Supervisors Steve Clinton presented an update on the formation of a group to oversee the planning and development of the Greenfield Historic Preservation Area when the Board of Supervisors met last week in regular session.
Clinton recommended that the supervisors form the Greenfield Historical Advisory Council (GHAC) that would include 13 to 15 members— eight from already existing county-related historical and preservation groups— who would guide the county about “the preservation, restoration and interpretation of the buildings and grounds of the Greenfield Historic Preservation Area.”
As its mission, the GHAC would recommend strategies and plans for the park’s future that protect and maintain its historic assets, while showcasing the lives and contributions of the William Preston family, the African American people and Native Americans who lived there. The mission also includes “promoting the park as a significant early Republic Preservation Area and Interpretive Center for the county, region, state and nation.”

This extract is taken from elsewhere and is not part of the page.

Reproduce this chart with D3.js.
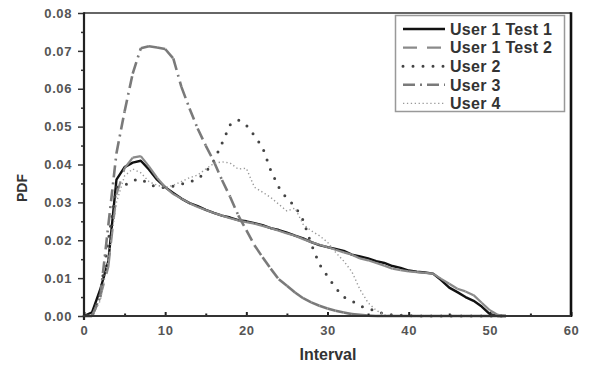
<!DOCTYPE html>
<html>
<head>
<meta charset="utf-8">
<script src="https://cdn.jsdelivr.net/npm/d3@7"></script>
<style>
  html, body { margin: 0; padding: 0; background: #fff; }
  svg { display: block; font-family: "Liberation Sans", Arial, sans-serif; }
</style>
</head>
<body>
<svg id="chart" width="589" height="367"></svg>
<script>
// Interval values shared by all series
const interval = d3.range(0, 53);

// Probability density per interval for each user / test
const user1Test1 = [0, 0.001, 0.007, 0.0145, 0.036, 0.0393, 0.0405, 0.041, 0.0387, 0.036,
  0.034, 0.0325, 0.031, 0.0298, 0.029, 0.028, 0.0272, 0.0265, 0.026, 0.0253,
  0.025, 0.0245, 0.024, 0.0232, 0.0227, 0.022, 0.0212, 0.0205, 0.0195, 0.0187,
  0.0182, 0.0177, 0.0172, 0.0162, 0.0157, 0.0152, 0.0145, 0.014, 0.0132, 0.0127,
  0.012, 0.0117, 0.0115, 0.0112, 0.0095, 0.0075, 0.0063, 0.005, 0.004, 0.0025,
  0.0005, 0, 0];
const user1Test2 = [0, 0, 0.005, 0.013, 0.032, 0.039, 0.0418, 0.0422, 0.0395, 0.0365,
  0.034, 0.0322, 0.031, 0.0298, 0.0288, 0.028, 0.0272, 0.0265, 0.0258, 0.0252,
  0.0248, 0.0244, 0.0238, 0.0232, 0.0225, 0.0218, 0.0212, 0.0203, 0.0195, 0.0188,
  0.0182, 0.0175, 0.0168, 0.0162, 0.0152, 0.0147, 0.014, 0.0133, 0.0125, 0.0121,
  0.0118, 0.0116, 0.0114, 0.0112, 0.0098, 0.0085, 0.0072, 0.0065, 0.0055, 0.0035,
  0.0015, 0.0003, 0];
const user2 = [0, 0, 0.006, 0.02, 0.034, 0.0345, 0.0358, 0.0362, 0.0348, 0.034,
  0.0339, 0.0343, 0.0348, 0.0354, 0.0362, 0.038, 0.041, 0.0456, 0.0505, 0.0518,
  0.0504, 0.0476, 0.0445, 0.0385, 0.034, 0.031, 0.029, 0.0253, 0.019, 0.0137,
  0.0105, 0.0074, 0.005, 0.004, 0.0026, 0.002, 0.0012, 0.0006, 0.0003, 0.0002,
  0.0001, 0, 0, 0, 0, 0, 0, 0, 0, 0,
  0, 0, 0];
const user3 = [0, 0, 0.005, 0.024, 0.043, 0.054, 0.064, 0.0707, 0.0712, 0.0709,
  0.0705, 0.068, 0.0605, 0.0548, 0.0495, 0.045, 0.0408, 0.0359, 0.0315, 0.0266,
  0.0227, 0.0187, 0.0155, 0.0125, 0.0097, 0.008, 0.0062, 0.0047, 0.0036, 0.0027,
  0.002, 0.0014, 0.0009, 0.0005, 0.0003, 0.0001, 0, 0, 0, 0,
  0, 0, 0, 0, 0, 0, 0, 0, 0, 0,
  0, 0, 0];
const user4 = [0, 0, 0.004, 0.015, 0.03, 0.037, 0.0388, 0.0378, 0.0355, 0.0345,
  0.034, 0.0345, 0.0355, 0.0365, 0.0372, 0.0388, 0.0403, 0.0407, 0.0404, 0.0388,
  0.039, 0.034, 0.0327, 0.0313, 0.0295, 0.0277, 0.0285, 0.0242, 0.0225, 0.0212,
  0.0195, 0.0168, 0.0145, 0.0117, 0.007, 0.0035, 0.0015, 0.0003, 0, 0,
  0, 0, 0, 0, 0, 0, 0, 0, 0, 0,
  0, 0, 0];

const seriesNames = ["User 1 Test 1", "User 1 Test 2", "User 2", "User 3", "User 4"];
const seriesValues = [user1Test1, user1Test2, user2, user3, user4];

const xTicks = [0, 10, 20, 30, 40, 50, 60];
const xMinor = [5, 15, 25, 35, 45, 55];
const yTicks = [0, 0.01, 0.02, 0.03, 0.04, 0.05, 0.06, 0.07, 0.08];
const yMinor = [0.005, 0.015, 0.025, 0.035, 0.045, 0.055, 0.065, 0.075];

// Line styles; "segmented" series restart their dash pattern at every data point
const styles = [
  { stroke: "#111", width: 2.4, dash: null, cap: "butt", segmented: false },
  { stroke: "#8a8a8a", width: 2.2, dash: "14,10", cap: "butt", segmented: true },
  { stroke: "#444", width: 3, dash: "0,10", cap: "round", segmented: false },
  { stroke: "#7a7a7a", width: 2.6, dash: "12,5,2,5", cap: "butt", segmented: true },
  { stroke: "#999", width: 1.4, dash: "1.3,2.6", cap: "butt", segmented: false }
];

const svg = d3.select("#chart");
const plotLeft = 84, plotRight = 571, plotTop = 13, plotBottom = 316;
const x = d3.scaleLinear().domain([0, 60]).range([plotLeft, plotRight]);
const y = d3.scaleLinear().domain([0, 0.08]).range([plotBottom, plotTop]);

// Curves
const line = d3.line().x(d => x(d[0])).y(d => y(d[1]));
const plot = svg.append("g");
seriesValues.forEach((vals, i) => {
  const st = styles[i];
  const pts = interval.map((v, j) => [v, vals[j]]);
  const pieces = st.segmented ? d3.pairs(pts) : [pts];
  plot.append("g").selectAll("path").data(pieces).join("path")
    .attr("d", line)
    .attr("fill", "none")
    .attr("stroke", st.stroke)
    .attr("stroke-width", st.width)
    .attr("stroke-linecap", st.cap)
    .attr("stroke-linejoin", "round")
    .attr("stroke-dasharray", st.dash);
});

// Axes
const tickFont = g => g.selectAll("text")
  .attr("font-size", 13).attr("font-weight", "bold").attr("fill", "#555")
  .attr("letter-spacing", 0.6);

const xAxis = svg.append("g").attr("transform", `translate(0,${plotBottom})`)
  .call(d3.axisBottom(x).tickValues(xTicks).tickSize(-4).tickPadding(10).tickFormat(d3.format("d")));
xAxis.call(tickFont);
xAxis.select(".domain").remove();
xAxis.selectAll("line").attr("stroke", "#222").attr("stroke-width", 2);

const xMinorAxis = svg.append("g").attr("transform", `translate(0,${plotBottom})`)
  .call(d3.axisBottom(x).tickValues(xMinor).tickSize(-2.5).tickFormat(""));
xMinorAxis.select(".domain").remove();
xMinorAxis.selectAll("line").attr("stroke", "#222").attr("stroke-width", 2);

const yAxis = svg.append("g").attr("transform", `translate(${plotLeft},0)`)
  .call(d3.axisLeft(y).tickValues(yTicks).tickSize(6).tickPadding(6).tickFormat(d3.format(".2f")));
yAxis.call(tickFont);
yAxis.select(".domain").remove();
yAxis.selectAll("line").attr("stroke", "#333").attr("stroke-width", 1.5);

const yMinorAxis = svg.append("g").attr("transform", `translate(${plotLeft},0)`)
  .call(d3.axisLeft(y).tickValues(yMinor).tickSize(3).tickFormat(""));
yMinorAxis.select(".domain").remove();
yMinorAxis.selectAll("line").attr("stroke", "#333").attr("stroke-width", 1.5);

// Frame
svg.append("line").attr("x1", plotLeft).attr("x2", plotRight).attr("y1", plotTop).attr("y2", plotTop)
  .attr("stroke", "#333").attr("stroke-width", 1.4);
svg.append("line").attr("x1", plotRight).attr("x2", plotRight).attr("y1", plotTop - 0.7).attr("y2", plotBottom + 1)
  .attr("stroke", "#111").attr("stroke-width", 2.6);
svg.append("line").attr("x1", plotLeft).attr("x2", plotLeft).attr("y1", plotTop - 0.7).attr("y2", plotBottom + 4)
  .attr("stroke", "#222").attr("stroke-width", 2.2);
svg.append("line").attr("x1", plotLeft - 1).attr("x2", plotRight).attr("y1", plotBottom).attr("y2", plotBottom)
  .attr("stroke", "#333").attr("stroke-width", 2.2);

// Axis titles
svg.append("text").attr("x", 328).attr("y", 360).attr("text-anchor", "middle")
  .attr("font-size", 16).attr("font-weight", "bold").attr("fill", "#333").text("Interval");
svg.append("text").attr("transform", "translate(27,188) rotate(-90)").attr("text-anchor", "middle")
  .attr("font-size", 14).attr("font-weight", "bold").attr("fill", "#333").text("PDF");

// Legend
const legend = svg.append("g");
legend.append("rect").attr("x", 395.5).attr("y", 15.5).attr("width", 169).attr("height", 96)
  .attr("fill", "#fff").attr("stroke", "#999").attr("stroke-width", 1.5);
const rowY = d => 29 + d * 18.6;
seriesNames.forEach((name, i) => {
  const st = styles[i];
  legend.append("line")
    .attr("x1", 403).attr("x2", 445).attr("y1", rowY(i)).attr("y2", rowY(i))
    .attr("stroke", st.stroke).attr("stroke-width", st.width)
    .attr("stroke-linecap", st.cap).attr("stroke-dasharray", st.dash);
  legend.append("text").attr("x", 450).attr("y", rowY(i)).attr("dy", "0.36em")
    .attr("font-size", 16).attr("font-weight", "bold").attr("fill", "#333")
    .attr("letter-spacing", 0.3).text(name);
});
</script>
</body>
</html>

Within six months of the GHAC’s formation it would be expected to select officers and assign committees; establish organizational policies and structures, adopt purpose and mission statements and establish an annual calendar.
Clinton told the rest of the supervisors that a discussion group he’s been meeting with routinely about the preservation area came to the consensus to recommend forming the GHAC.
He recommended that each of seven history-related organizations and the county school division select a member to be on the GHAC and each supervisor appoint one member. A county staff member and a supervisor would be ex-officio members of the GHAC.
Clinton said organization members should come from the Botetourt County Historical Society, Historic Fincastle Inc., The Countywide League, Fincastle Resolutions Chapter of the Daughters of the American Revolution, Col. William Preston Chapter of the Sons of the American Revolution, Friends of Greenfield Preston Plantation, Botetourt County Public Schools administration and the Mountain Valley Preservation Alliance.
He recommended that at least two members be African-American. He also recommended being a county resident is not a requirement to be a GHAC member.
Clinton said the next step is for he and County Management Assistant Cody Sexton to get the details worked out to go forward in soliciting the organizations for possible names for the GHAC.
He noted the meets and bounds of the historic area haven’t been defined.
County Administrator Gary Larrowe said Engineering Concepts Inc. will do that survey for the area that’s been set aside in Botetourt Center at Greenfield.
Larrowe said Friends of Greenfield Preston Plantation and Botetourt County Historical Society have each provided $5,000 in matching funds— and with the county’s match there is $20,000 available for the historic park right now. He said the $950 cost for the survey will come out of that designated fund.